Description
Free trade agreements take years of ongoing work to produce. In multilevel governments, like Canada and the UK, the substate governments participate in these negotiations through consultation and advocacy work, and often in conjunction with the other substate governments. For example, Canadian provincial governments send delegations to each negotiation and meeting. Subsequently, these delegations have become very familiar with each other sharing toilet, cigarette, and dinner breaks.

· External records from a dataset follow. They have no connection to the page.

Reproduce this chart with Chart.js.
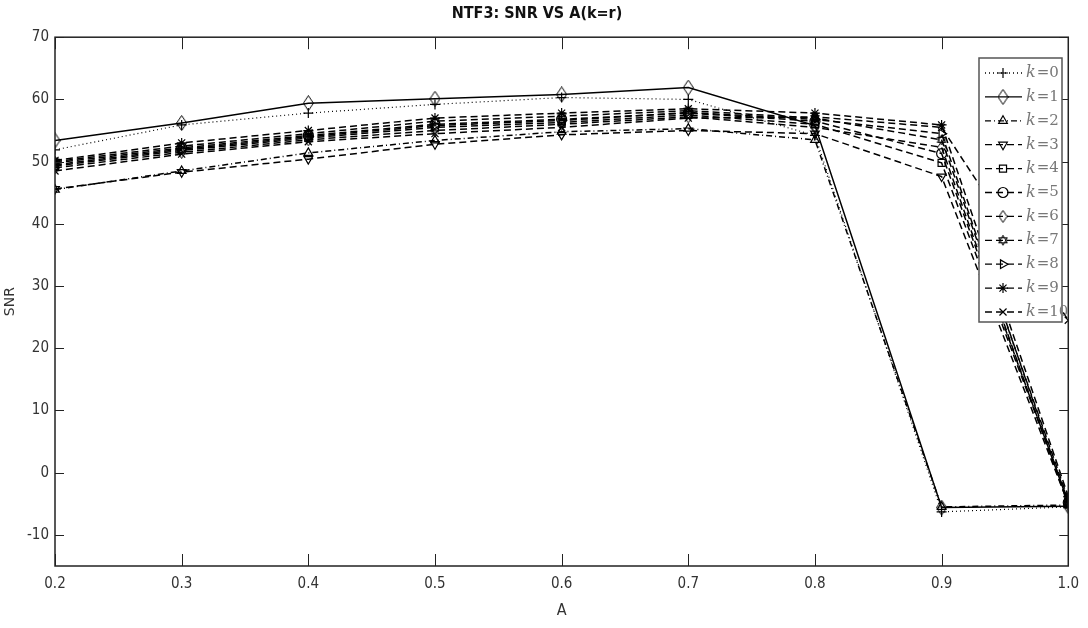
<!DOCTYPE html>
<html>
<head>
<meta charset="utf-8">
<script src="https://cdn.jsdelivr.net/npm/chart.js@4.4.1/dist/chart.umd.min.js"></script>
<style>
html,body{margin:0;padding:0;background:#fff;}
#wrap{width:1088px;height:628px;}
</style>
</head>
<body>
<div id="wrap"><canvas id="c" width="1088" height="628"></canvas></div>
<script>
// ---- data ----
const aValues = [0.2, 0.3, 0.4, 0.5, 0.6, 0.7, 0.8, 0.9, 1.0];
const xTickLabels = [0.2, 0.3, 0.4, 0.5, 0.6, 0.7, 0.8, 0.9, 1.0];
const yTickLabels = [-10, 0, 10, 20, 30, 40, 50, 60, 70];
const seriesNames = ['k=0','k=1','k=2','k=3','k=4','k=5','k=6','k=7','k=8','k=9','k=10'];
const snrK0  = [51.9, 55.9, 57.8, 59.2, 60.3, 60.0, 54.2, -6.3, -5.5];
const snrK1  = [53.4, 56.2, 59.4, 60.1, 60.8, 61.9, 55.8, -5.6, -5.4];
const snrK2  = [45.5, 48.5, 51.4, 53.4, 54.8, 55.3, 53.5, -5.5, -5.2];
const snrK3  = [45.6, 48.3, 50.4, 52.8, 54.3, 55.0, 54.5, 47.6, -5.0];
const snrK4  = [49.3, 51.8, 53.8, 55.5, 56.3, 57.5, 56.0, 49.8, -4.6];
const snrK5  = [49.8, 52.2, 54.2, 56.0, 56.8, 57.8, 56.5, 51.3, -4.8];
const snrK6  = [49.0, 51.5, 53.5, 55.0, 56.0, 57.2, 55.5, 52.3, -5.2];
const snrK7  = [50.0, 52.5, 54.5, 56.5, 57.3, 58.2, 57.0, 53.5, -4.3];
const snrK8  = [49.5, 52.0, 54.0, 55.8, 56.6, 57.9, 56.8, 54.5, -5.0];
const snrK9  = [50.2, 53.0, 55.0, 57.0, 57.8, 58.5, 57.8, 55.9, -3.8];
const snrK10 = [48.5, 51.2, 53.2, 54.5, 55.5, 57.0, 57.2, 55.5, 24.5];
const allSeries = [snrK0, snrK1, snrK2, snrK3, snrK4, snrK5, snrK6, snrK7, snrK8, snrK9, snrK10];

// ---- marker images ----
function hexagram(size){
  const c = document.createElement('canvas'); c.width = size; c.height = size;
  const g = c.getContext('2d'); const m = size/2, r = size/2 - 1;
  g.strokeStyle = '#000'; g.lineWidth = 1;
  for (const rot of [-Math.PI/2, Math.PI/2]) {
    g.beginPath();
    for (let i=0;i<3;i++){ const a = rot + i*2*Math.PI/3; const px = m + r*Math.cos(a), py = m + r*Math.sin(a); i?g.lineTo(px,py):g.moveTo(px,py); }
    g.closePath(); g.stroke();
  }
  return c;
}
function tallDiamond(w,h){
  const c = document.createElement('canvas'); c.width = w; c.height = h;
  const g = c.getContext('2d'); g.strokeStyle='#000'; g.lineWidth=1;
  g.beginPath(); g.moveTo(w/2,0.5); g.lineTo(w-0.5,h/2); g.lineTo(w/2,h-0.5); g.lineTo(0.5,h/2); g.closePath(); g.stroke();
  return c;
}
const hexImg = hexagram(12);
const diaImg = tallDiamond(11,16);
const diaImg2 = tallDiamond(9,13);

const styles = [
  {dash:[1,3], ps:'cross', rot:0},
  {dash:[], ps:diaImg, rot:0},
  {dash:[6,3,1,3], ps:'triangle', rot:0},
  {dash:[7,4], ps:'triangle', rot:180},
  {dash:[7,4], ps:'rect', rot:0},
  {dash:[7,4], ps:'circle', rot:0},
  {dash:[7,4], ps:diaImg2, rot:0},
  {dash:[7,4], ps:hexImg, rot:0},
  {dash:[7,4], ps:'triangle', rot:90},
  {dash:[7,4], ps:'star', rot:0},
  {dash:[7,4], ps:'crossRot', rot:0}
];

const datasets = allSeries.map((vals, i) => ({
  label: seriesNames[i],
  data: aValues.map((a, j) => ({x: a, y: vals[j]})),
  borderColor: '#000',
  borderWidth: i === 0 ? 1.2 : 1.5,
  borderDash: styles[i].dash,
  pointStyle: styles[i].ps,
  pointRotation: styles[i].rot,
  pointRadius: 5,
  pointBorderWidth: 1.2,
  pointBorderColor: '#000',
  pointBackgroundColor: 'rgba(0,0,0,0)',
  tension: 0,
  fill: false
}));

const condensed = "'DejaVu Sans Condensed', 'Liberation Sans Narrow', 'DejaVu Sans', sans-serif";

// frame + inward ticks
const framePlugin = {
  id: 'frame',
  afterDraw(chart) {
    const {ctx, chartArea: a, scales} = chart;
    ctx.save();
    ctx.strokeStyle = '#222'; ctx.lineWidth = 1.5; ctx.setLineDash([]);
    ctx.strokeRect(a.left, a.top, a.right - a.left, a.bottom - a.top);
    ctx.lineWidth = 1;
    for (const v of xTickLabels) {
      const x = Math.round(scales.x.getPixelForValue(v)) + 0.5;
      ctx.beginPath(); ctx.moveTo(x, a.bottom); ctx.lineTo(x, a.bottom - 12); ctx.stroke();
      ctx.beginPath(); ctx.moveTo(x, a.top); ctx.lineTo(x, a.top + 12); ctx.stroke();
    }
    for (const v of yTickLabels) {
      const y = Math.round(scales.y.getPixelForValue(v)) + 0.5;
      ctx.beginPath(); ctx.moveTo(a.left, y); ctx.lineTo(a.left + 9, y); ctx.stroke();
      ctx.beginPath(); ctx.moveTo(a.right, y); ctx.lineTo(a.right - 9, y); ctx.stroke();
    }
    ctx.restore();
  }
};

// MATLAB-like legend box
const legendPlugin = {
  id: 'matLegend',
  afterDraw(chart) {
    const {ctx} = chart;
    const bx = 979, by = 58, bw = 83, bh = 264;
    ctx.save();
    ctx.fillStyle = '#fff'; ctx.fillRect(bx, by, bw, bh);
    ctx.strokeStyle = '#555'; ctx.lineWidth = 1.5; ctx.setLineDash([]);
    ctx.strokeRect(bx, by, bw, bh);
    chart.data.datasets.forEach((ds, i) => {
      const y = by + 15 + i * 23.9;
      ctx.strokeStyle = '#000'; ctx.lineWidth = 1.3;
      ctx.setLineDash(ds.borderDash);
      ctx.beginPath(); ctx.moveTo(bx + 6, y); ctx.lineTo(bx + 43, y); ctx.stroke();
      ctx.setLineDash([]);
      ctx.fillStyle = 'rgba(0,0,0,0)'; ctx.strokeStyle = '#000'; ctx.lineWidth = 1.2;
      Chart.helpers.drawPoint(ctx, {pointStyle: ds.pointStyle, rotation: ds.pointRotation, radius: 5, borderWidth: 1.2}, bx + 24, y);
      const parts = ds.label.split('=');
      ctx.fillStyle = '#777'; ctx.textBaseline = 'middle'; ctx.textAlign = 'left';
      ctx.font = "italic 16px 'DejaVu Serif', 'Liberation Serif', serif";
      let tx = bx + 47;
      ctx.fillText(parts[0], tx, y);
      tx += ctx.measureText(parts[0]).width + 1;
      ctx.font = "15px 'DejaVu Serif', 'Liberation Serif', serif";
      ctx.fillText('=' + parts[1], tx, y);
    });
    ctx.restore();
  }
};

new Chart(document.getElementById('c'), {
  type: 'line',
  data: { datasets },
  options: {
    responsive: false,
    animation: false,
    layout: { padding: { top: 0, right: 14, bottom: 8, left: 0 } },
    plugins: {
      legend: { display: false },
      tooltip: { enabled: false },
      title: {
        display: true,
        text: 'NTF3: SNR VS A(k=r)',
        color: '#111',
        font: { family: condensed, size: 16, weight: 'bold' },
        padding: { top: 4, bottom: 14 }
      }
    },
    scales: {
      x: {
        type: 'linear', min: 0.2, max: 1.0,
        afterBuildTicks: s => { s.ticks = xTickLabels.map(v => ({value: v})); },
        afterFit: s => { s.height = 54; },
        grid: { display: false, drawTicks: false },
        border: { display: false },
        ticks: { color: '#333', padding: 9, font: { family: condensed, size: 15 }, callback: v => Number(v).toFixed(1), maxRotation: 0 },
        title: { display: true, text: 'A', color: '#333', font: { family: condensed, size: 16 }, padding: { top: 2, bottom: 0 } }
      },
      y: {
        type: 'linear', min: -15, max: 70,
        afterBuildTicks: s => { s.ticks = yTickLabels.map(v => ({value: v})); },
        afterFit: s => { s.width = 55; },
        grid: { display: false, drawTicks: false },
        border: { display: false },
        ticks: { color: '#333', padding: 6, font: { family: condensed, size: 15 } },
        title: { display: true, text: 'SNR', color: '#333', font: { family: "'DejaVu Sans', sans-serif", size: 14 }, padding: { top: 2, bottom: 2 } }
      }
    }
  },
  plugins: [framePlugin, legendPlugin]
});
</script>
</body>
</html>
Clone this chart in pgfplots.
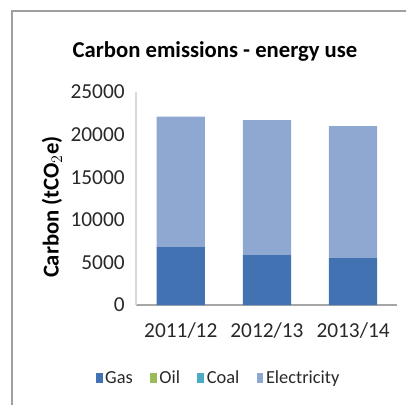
\documentclass[border=0pt]{standalone}
\usepackage{pgfplots}
\pgfplotsset{compat=1.18}
\usepackage{fontspec}
\setmainfont{Carlito}
\definecolor{gasc}{RGB}{66,114,178}
\definecolor{oilc}{RGB}{155,187,89}
\definecolor{coalc}{RGB}{75,172,198}
\definecolor{elec}{RGB}{143,168,210}
\definecolor{txt}{RGB}{40,40,40}
\begin{document}
\begin{tikzpicture}
\path[use as bounding box] (0pt,0pt) rectangle (304.5pt,303.75pt);
\draw[gray!75, line width=0.9pt] (9pt,0pt) -- (9pt,295.5pt) -- (304.5pt,295.5pt);
\node[font=\fontsize{17}{19}\selectfont\bfseries, text=black] at (161.25pt,265pt) {Carbon emissions - energy use};
\begin{axis}[
  at={(102pt,75pt)}, anchor=south west,
  scale only axis, width=195.75pt, height=159.75pt,
  ybar stacked, bar width=0.56,
  xmin=-0.52, xmax=2.51, ymin=0, ymax=25000,
  xtick=data, xticklabels={2011/12,2012/13,2013/14},
  ytick={0,5000,10000,15000,20000,25000},
  scaled y ticks=false,
  /pgf/number format/assume math mode=true,
  /pgf/number format/1000 sep={},
  axis x line*=bottom, axis y line*=left,
  x axis line style={draw=gray!70, line width=0.8pt, -},
  y axis line style={draw=gray!30, line width=0.8pt, -},
  major tick length=0pt,
  tick label style={font=\fontsize{16}{18}\selectfont, text=txt},
  yticklabel style={xshift=-5pt},
  xticklabel style={yshift=-10pt},
  ylabel={Carbon (tCO$_2$e)},
  every axis y label/.style={font=\fontsize{17}{19}\selectfont\bfseries, at={(axis description cs:-0.322,0.46)}, anchor=center, rotate=90},
  legend columns=-1,
  legend style={draw=none, fill=none, at={(axis description cs:0.318,-0.343)}, anchor=center,
     font=\fontsize{13.8}{15}\selectfont, text=txt,
     /tikz/every even column/.append style={column sep=11pt},
     /tikz/every odd column/.append style={column sep=0pt}},
  legend image code/.code={\fill[#1] (0pt,-4pt) rectangle (5pt,4pt);},
]
\addplot[fill=gasc, draw=none] coordinates {(0,6800) (1,5900) (2,5500)};
\addplot[fill=oilc, draw=none] coordinates {(0,0) (1,0) (2,0)};
\addplot[fill=coalc, draw=none] coordinates {(0,0) (1,0) (2,0)};
\addplot[fill=elec, draw=none] coordinates {(0,15300) (1,15800) (2,15500)};
\legend{Gas,Oil,Coal,Electricity}
\end{axis}
\end{tikzpicture}
\end{document}
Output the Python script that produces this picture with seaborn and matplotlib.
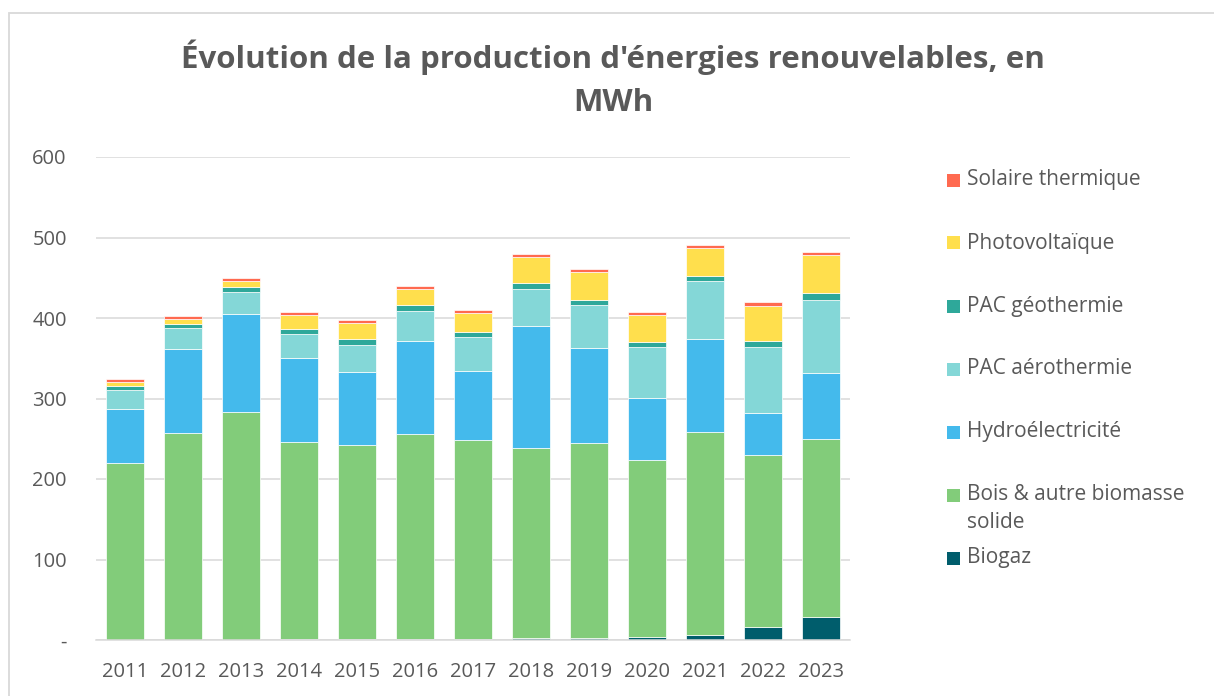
import matplotlib
matplotlib.use("Agg")
import matplotlib.pyplot as plt
from matplotlib.patches import Rectangle
import seaborn as sns
import pandas as pd

years = [2011, 2012, 2013, 2014, 2015, 2016, 2017, 2018, 2019, 2020, 2021, 2022, 2023]
biogaz = [0.2, 0.3, 0.3, 0.8, 1.2, 1.2, 1.8, 3.0, 3.0, 3.7, 6.6, 15.7, 29.0]
bois = [219.3, 256.5, 282.5, 245.6, 240.6, 254.7, 246.2, 235.9, 241.3, 219.5, 251.8, 213.7, 220.7]
hydro = [68.0, 104.5, 122.6, 103.6, 91.5, 116.0, 86.6, 151.6, 118.0, 78.0, 115.9, 53.0, 81.6]
aero = [22.5, 25.7, 27.0, 30.0, 33.5, 37.3, 41.8, 45.9, 53.4, 62.4, 71.7, 81.6, 91.4]
geo = [5.0, 5.0, 5.8, 5.8, 7.0, 6.6, 6.6, 7.1, 6.7, 6.6, 6.6, 7.4, 8.3]
pv = [6.0, 7.0, 8.2, 17.8, 20.3, 20.3, 22.8, 31.9, 34.3, 33.5, 34.8, 43.9, 47.3]
solaire = [3.0, 3.2, 3.4, 3.8, 3.7, 3.8, 3.7, 3.6, 4.2, 3.8, 3.7, 4.2, 3.7]

labels = ["Solaire thermique", "Photovoltaïque", "PAC géothermie", "PAC aérothermie",
          "Hydroélectricité", "Bois & autre biomasse\nsolide", "Biogaz"]
series = [solaire, pv, geo, aero, hydro, bois, biogaz]
colors = ["#FF6A50", "#FFDF4D", "#2EA89A", "#84D7D7", "#44BAEC", "#82CC7A", "#005D6C"]
title = "Évolution de la production d'énergies renouvelables, en\nMWh"
yticks = [0, 100, 200, 300, 400, 500, 600]
ytick_labels = ["-", "100", "200", "300", "400", "500", "600"]

rows = []
for lab, vals in zip(labels, series):
    for y, v in zip(years, vals):
        rows.append({"year": y, "value": v, "source": lab})
df = pd.DataFrame(rows)

sns.set_theme(style="white")
plt.rcParams["font.family"] = ["Open Sans", "DejaVu Sans"]
text_col = "#595959"
grid_col = "#D9D9D9"

W, H = 1214, 696
fig = plt.figure(figsize=(W / 100, H / 100), dpi=100)
ax = fig.add_axes([96 / W, 56 / H, (850 - 96) / W, (640 - 157) / H])

sns.histplot(data=df, x="year", weights="value", hue="source", hue_order=labels,
             palette=dict(zip(labels, colors)), multiple="stack", discrete=True,
             shrink=0.64, alpha=1, edgecolor="white", linewidth=0.5, ax=ax, legend=False)

ax.set_xlim(2010.5, 2023.5)
ax.set_ylim(0, 600)
ax.set_yticks(yticks)
ax.set_yticklabels(ytick_labels)
ax.set_xticks(years)
ax.set_xticklabels([str(y) for y in years])
ax.set_xlabel("")
ax.set_ylabel("")
ax.yaxis.grid(True, color=grid_col, linewidth=1.1)
ax.set_axisbelow(True)
for s in ["top", "right", "left"]:
    ax.spines[s].set_visible(False)
ax.spines["bottom"].set_color(grid_col)
ax.spines["bottom"].set_linewidth(1.1)
ax.tick_params(axis="both", length=0, colors=text_col, labelsize=14.5)
ax.tick_params(axis="y", pad=21)
ax.tick_params(axis="x", pad=16)

fig.text(0.505, 1 - 79 / H, title, ha="center", va="center", fontsize=22.5,
         fontweight="bold", color=text_col, linespacing=1.55)

# legend drawn as squares + text, top entry first
for i, (lab, col) in enumerate(zip(labels, colors)):
    yc = 180 + i * 63
    fig.patches.append(Rectangle((947 / W, 1 - (yc + 6.5) / H), 13 / W, 13 / H,
                                 transform=fig.transFigure, facecolor=col, edgecolor="none"))
    for j, line in enumerate(lab.split("\n")):
        fig.text(967 / W, 1 - (yc + j * 28) / H, line, ha="left", va="center",
                 fontsize=15, color=text_col)

fig.patches.append(Rectangle((9 / W, -0.1), 1.2, 1.1 - 13 / H, transform=fig.transFigure,
                             fill=False, edgecolor=grid_col, linewidth=1.3))

fig.savefig("out.png", dpi=100)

Because trade policy decision requires state-level governments to make trade-off decisions—often between supporting one industry, sector, or provincial, over another—substate-level delegations recognise that they may win/loose in these decisions. Ergo, the pretext for the substate delegation participation, is that that they are competing for their preferences, sectors, and industries to be represented in the final text. However, despite this undercurrent of competition, I bizarrely observed not conflict or competition in the substate-substate relationship, but instead that these officials have developed highly productive, open, friendly, and trusting relationships.
Based on my doctoral ethnographic-informed research with the ten Canadian provincial trade policy teams from 2021-2023, I ask the following questions. How does shared time and space help in developing friendly and trusting relationships even in the high-risk context of trade negotiations? What do the shared material spaces afford and how do they help to nurture these productive working relationships? What can this tell us about how to support productive, friendly, and trusting intergovernmental relations in other contexts and jurisdictions?
This research contributes to scholarship on international political economy studies by providing an empirical case study of how provincial governments work together to inform trade negotiations, as well as methodologically by showing how focusing on the material environments of policymaking can help us to understand the spaces and places in which trusting relationships can be nurtured.